[Set problem]: Copy each line below exactly and leave the pictures out.

┌──

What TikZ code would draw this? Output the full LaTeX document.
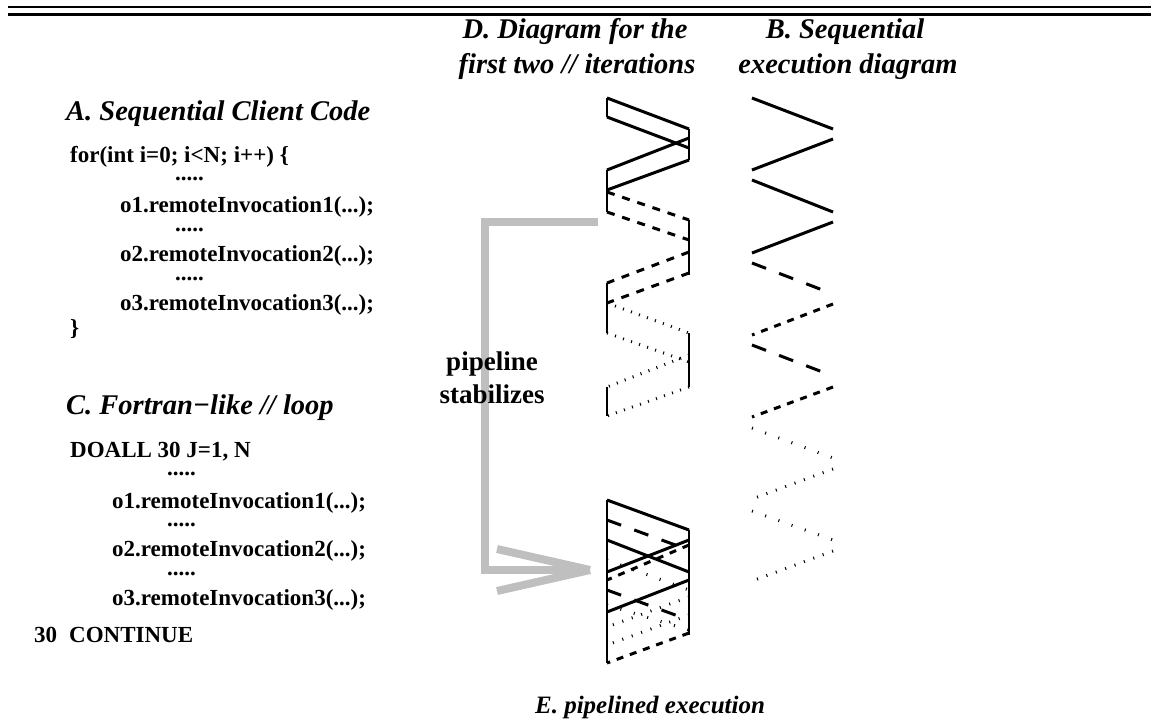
\documentclass[tikz,border=0pt]{standalone}
\usepackage{fontspec}
\setmainfont{Liberation Serif}
\usetikzlibrary{arrows.meta}
\begin{document}
\begin{tikzpicture}[x=1pt,y=-1pt,
  head/.style={font=\bfseries\itshape\fontsize{28.5}{32}\selectfont, inner sep=0pt},
  code/.style={font=\bfseries\fontsize{23}{26}\selectfont, inner sep=0pt, anchor=base west},
  dots/.style={font=\bfseries\fontsize{23}{26}\selectfont, inner sep=0pt, anchor=base west, text height=3pt, text depth=0pt},
  lbl/.style={font=\bfseries\fontsize{27}{30}\selectfont, inner sep=0pt, anchor=base},
  sol/.style={line width=3pt},
  ldash/.style={line width=3pt, dash pattern=on 15pt off 14pt},
  mdash/.style={line width=3pt, dash pattern=on 7pt off 7pt},
  sdot/.style={line width=3pt, dash pattern=on 1pt off 13pt},
  ddot/.style={line width=3pt, dash pattern=on 1pt off 9pt},
  dmd/.style={line width=3pt, dash pattern=on 8pt off 8pt},
  ddt/.style={line width=3pt, dash pattern=on 1pt off 7.5pt},
  bar/.style={line width=2.5pt},
  grayarrow/.style={line width=8pt, color=black!25}
]
\useasboundingbox (0,0) rectangle (1151,721);
% top rules
\draw[line width=2pt] (8,7) -- (1151,7);
\draw[line width=3.2pt] (8,14.2) -- (1151,14.2);

% gray arrow (behind the text)
\coordinate (gS) at (598,222);
\coordinate (gE) at (590,570);
\draw[grayarrow] (gS) -- (485,222) |- (gE);
\draw[grayarrow, line cap=butt] (gE) -- ++(-93,-21);
\draw[grayarrow, line cap=butt] (gE) -- ++(-93,21);

% headings
\node[head, anchor=base] (hD1) at (575,38) {D. Diagram for the};
\node[head, anchor=base] (hD2) at (577,73) {first two // iterations};
\node[head, anchor=base] (hB1) at (845,38) {B. Sequential};
\node[head, anchor=base] (hB2) at (848,73) {execution diagram};
\node[head, anchor=base west] (hA) at (66,120) {A. Sequential Client Code};
\node[head, anchor=base west] (hC) at (66,414) {C. Fortran−like // loop};
\node[head, anchor=base, font=\bfseries\itshape\fontsize{25}{28}\selectfont] (hE) at (650,713) {E. pipelined execution};

% code A
\node[code] (a1) at (70,162) {for(int i=0; i<N; i++) \{};
\node[dots] (a2) at (175,180) {.....};
\node[code] (a3) at (120,212) {o1.remoteInvocation1(...);};
\node[dots] (a4) at (175,231) {.....};
\node[code] (a5) at (120,261) {o2.remoteInvocation2(...);};
\node[dots] (a6) at (175,280) {.....};
\node[code] (a7) at (120,310) {o3.remoteInvocation3(...);};
\node[code] (a8) at (70,335) {\}};

% code C
\node[code] (c1) at (70,457) {DOALL 30 J=1, N};
\node[dots] (c2) at (167,475) {.....};
\node[code] (c3) at (112,508) {o1.remoteInvocation1(...);};
\node[dots] (c4) at (167,526) {.....};
\node[code] (c5) at (112,556) {o2.remoteInvocation2(...);};
\node[dots] (c6) at (167,575) {.....};
\node[code] (c7) at (112,605) {o3.remoteInvocation3(...);};
\node[code] (c8) at (34,642) {30\hspace{12pt}CONTINUE};

% pipeline label
\node[lbl] (p1) at (492,370) {pipeline};
\node[lbl] (p2) at (492,403) {stabilizes};

% D diagram
\def\L{607}\def\R{689}
\draw[bar] (\L,98) -- (\L,117);
\draw[bar] (\R,129) -- (\R,160);
\draw[bar] (\L,170) -- (\L,212);
\draw[bar] (\R,220) -- (\R,275);
\draw[bar] (\L,283) -- (\L,333);
\draw[bar] (\R,333) -- (\R,387);
\draw[bar] (\L,387) -- (\L,416);
\draw[sol] (\L,98) -- (\R,129);
\draw[sol] (\L,117) -- (\R,148);
\draw[sol] (\R,138) -- (\L,170);
\draw[sol] (\R,160) -- (\L,190);
\draw[dmd] (\L,192) -- (\R,220);
\draw[dmd] (\L,212) -- (\R,240);
\draw[dmd] (\R,252) -- (\L,283);
\draw[dmd] (\R,273) -- (\L,303);
\draw[ddt] (\L,303) -- (\R,333);
\draw[ddt] (\L,333) -- (\R,362);
\draw[ddt] (\R,355) -- (\L,387);
\draw[ddt] (\R,387) -- (\L,416);

% B diagram
\def\BL{752}\def\BR{833}
\draw[sol] (\BL,98) -- (\BR,129);
\draw[sol] (\BR,139) -- (\BL,170);
\draw[sol] (\BL,180) -- (\BR,212);
\draw[sol] (\BR,222) -- (\BL,253);
\draw[ldash] (\BL,263) -- (\BR,294);
\draw[mdash] (\BR,304) -- (\BL,335);
\draw[ldash] (\BL,345) -- (\BR,376);
\draw[mdash] (\BR,387) -- (\BL,417);
\draw[sdot] (\BL,428) -- (\BR,458);
\draw[ddot] (\BR,469) -- (\BL,499);
\draw[sdot] (\BL,511) -- (\BR,540);
\draw[ddot] (\BR,551) -- (\BL,581);

% E diagram
\draw[bar] (\L,500) -- (\L,663);
\draw[bar] (\R,530) -- (\R,635);
\draw[sol] (\L,500) -- (\R,530);
\draw[ldash] (\L,520) -- (\R,550);
\draw[sol] (\L,540) -- (\R,572);
\draw[sol] (\R,540) -- (\L,572);
\draw[mdash] (\R,545) -- (\L,580);
\draw[sdot] (\L,560) -- (\R,590);
\draw[sol] (\R,580) -- (\L,612);
\draw[ldash] (\L,590) -- (\R,620);
\draw[sdot] (\L,605) -- (\R,630);
\draw[ddot] (\R,597) -- (\L,627);
\draw[ddot] (\R,615) -- (\L,645);
\draw[mdash] (\R,633) -- (\L,663);
\end{tikzpicture}
\end{document}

└──

[Result of this task]:
What TikZ code would draw this? Output the full LaTeX document.
\documentclass[tikz,border=0pt]{standalone}
\usepackage{fontspec}
\setmainfont{Liberation Serif}
\usetikzlibrary{arrows.meta}
\begin{document}
\begin{tikzpicture}[x=1pt,y=-1pt,
  head/.style={font=\bfseries\itshape\fontsize{28.5}{32}\selectfont, inner sep=0pt},
  code/.style={font=\bfseries\fontsize{23}{26}\selectfont, inner sep=0pt, anchor=base west},
  dots/.style={font=\bfseries\fontsize{23}{26}\selectfont, inner sep=0pt, anchor=base west, text height=3pt, text depth=0pt},
  lbl/.style={font=\bfseries\fontsize{27}{30}\selectfont, inner sep=0pt, anchor=base},
  sol/.style={line width=3pt},
  ldash/.style={line width=3pt, dash pattern=on 15pt off 14pt},
  mdash/.style={line width=3pt, dash pattern=on 7pt off 7pt},
  sdot/.style={line width=3pt, dash pattern=on 1pt off 13pt},
  ddot/.style={line width=3pt, dash pattern=on 1pt off 9pt},
  dmd/.style={line width=3pt, dash pattern=on 8pt off 8pt},
  ddt/.style={line width=3pt, dash pattern=on 1pt off 7.5pt},
  bar/.style={line width=2.5pt},
  grayarrow/.style={line width=8pt, color=black!25}
]
\useasboundingbox (0,0) rectangle (1151,721);
% top rules
\draw[line width=2pt] (8,7) -- (1151,7);
\draw[line width=3.2pt] (8,14.2) -- (1151,14.2);

% gray arrow (behind the text)
\coordinate (gS) at (598,222);
\coordinate (gE) at (590,570);
\draw[grayarrow] (gS) -- (485,222) |- (gE);
\draw[grayarrow, line cap=butt] (gE) -- ++(-93,-21);
\draw[grayarrow, line cap=butt] (gE) -- ++(-93,21);

% headings
\node[head, anchor=base] (hD1) at (575,38) {D. Diagram for the};
\node[head, anchor=base] (hD2) at (577,73) {first two // iterations};
\node[head, anchor=base] (hB1) at (845,38) {B. Sequential};
\node[head, anchor=base] (hB2) at (848,73) {execution diagram};
\node[head, anchor=base west] (hA) at (66,120) {A. Sequential Client Code};
\node[head, anchor=base west] (hC) at (66,414) {C. Fortran−like // loop};
\node[head, anchor=base, font=\bfseries\itshape\fontsize{25}{28}\selectfont] (hE) at (650,713) {E. pipelined execution};

% code A
\node[code] (a1) at (70,162) {for(int i=0; i<N; i++) \{};
\node[dots] (a2) at (175,180) {.....};
\node[code] (a3) at (120,212) {o1.remoteInvocation1(...);};
\node[dots] (a4) at (175,231) {.....};
\node[code] (a5) at (120,261) {o2.remoteInvocation2(...);};
\node[dots] (a6) at (175,280) {.....};
\node[code] (a7) at (120,310) {o3.remoteInvocation3(...);};
\node[code] (a8) at (70,335) {\}};

% code C
\node[code] (c1) at (70,457) {DOALL 30 J=1, N};
\node[dots] (c2) at (167,475) {.....};
\node[code] (c3) at (112,508) {o1.remoteInvocation1(...);};
\node[dots] (c4) at (167,526) {.....};
\node[code] (c5) at (112,556) {o2.remoteInvocation2(...);};
\node[dots] (c6) at (167,575) {.....};
\node[code] (c7) at (112,605) {o3.remoteInvocation3(...);};
\node[code] (c8) at (34,642) {30\hspace{12pt}CONTINUE};

% pipeline label
\node[lbl] (p1) at (492,370) {pipeline};
\node[lbl] (p2) at (492,403) {stabilizes};

% D diagram
\def\L{607}\def\R{689}
\draw[bar] (\L,98) -- (\L,117);
\draw[bar] (\R,129) -- (\R,160);
\draw[bar] (\L,170) -- (\L,212);
\draw[bar] (\R,220) -- (\R,275);
\draw[bar] (\L,283) -- (\L,333);
\draw[bar] (\R,333) -- (\R,387);
\draw[bar] (\L,387) -- (\L,416);
\draw[sol] (\L,98) -- (\R,129);
\draw[sol] (\L,117) -- (\R,148);
\draw[sol] (\R,138) -- (\L,170);
\draw[sol] (\R,160) -- (\L,190);
\draw[dmd] (\L,192) -- (\R,220);
\draw[dmd] (\L,212) -- (\R,240);
\draw[dmd] (\R,252) -- (\L,283);
\draw[dmd] (\R,273) -- (\L,303);
\draw[ddt] (\L,303) -- (\R,333);
\draw[ddt] (\L,333) -- (\R,362);
\draw[ddt] (\R,355) -- (\L,387);
\draw[ddt] (\R,387) -- (\L,416);

% B diagram
\def\BL{752}\def\BR{833}
\draw[sol] (\BL,98) -- (\BR,129);
\draw[sol] (\BR,139) -- (\BL,170);
\draw[sol] (\BL,180) -- (\BR,212);
\draw[sol] (\BR,222) -- (\BL,253);
\draw[ldash] (\BL,263) -- (\BR,294);
\draw[mdash] (\BR,304) -- (\BL,335);
\draw[ldash] (\BL,345) -- (\BR,376);
\draw[mdash] (\BR,387) -- (\BL,417);
\draw[sdot] (\BL,428) -- (\BR,458);
\draw[ddot] (\BR,469) -- (\BL,499);
\draw[sdot] (\BL,511) -- (\BR,540);
\draw[ddot] (\BR,551) -- (\BL,581);

% E diagram
\draw[bar] (\L,500) -- (\L,663);
\draw[bar] (\R,530) -- (\R,635);
\draw[sol] (\L,500) -- (\R,530);
\draw[ldash] (\L,520) -- (\R,550);
\draw[sol] (\L,540) -- (\R,572);
\draw[sol] (\R,540) -- (\L,572);
\draw[mdash] (\R,545) -- (\L,580);
\draw[sdot] (\L,560) -- (\R,590);
\draw[sol] (\R,580) -- (\L,612);
\draw[ldash] (\L,590) -- (\R,620);
\draw[sdot] (\L,605) -- (\R,630);
\draw[ddot] (\R,597) -- (\L,627);
\draw[ddot] (\R,615) -- (\L,645);
\draw[mdash] (\R,633) -- (\L,663);
\end{tikzpicture}
\end{document}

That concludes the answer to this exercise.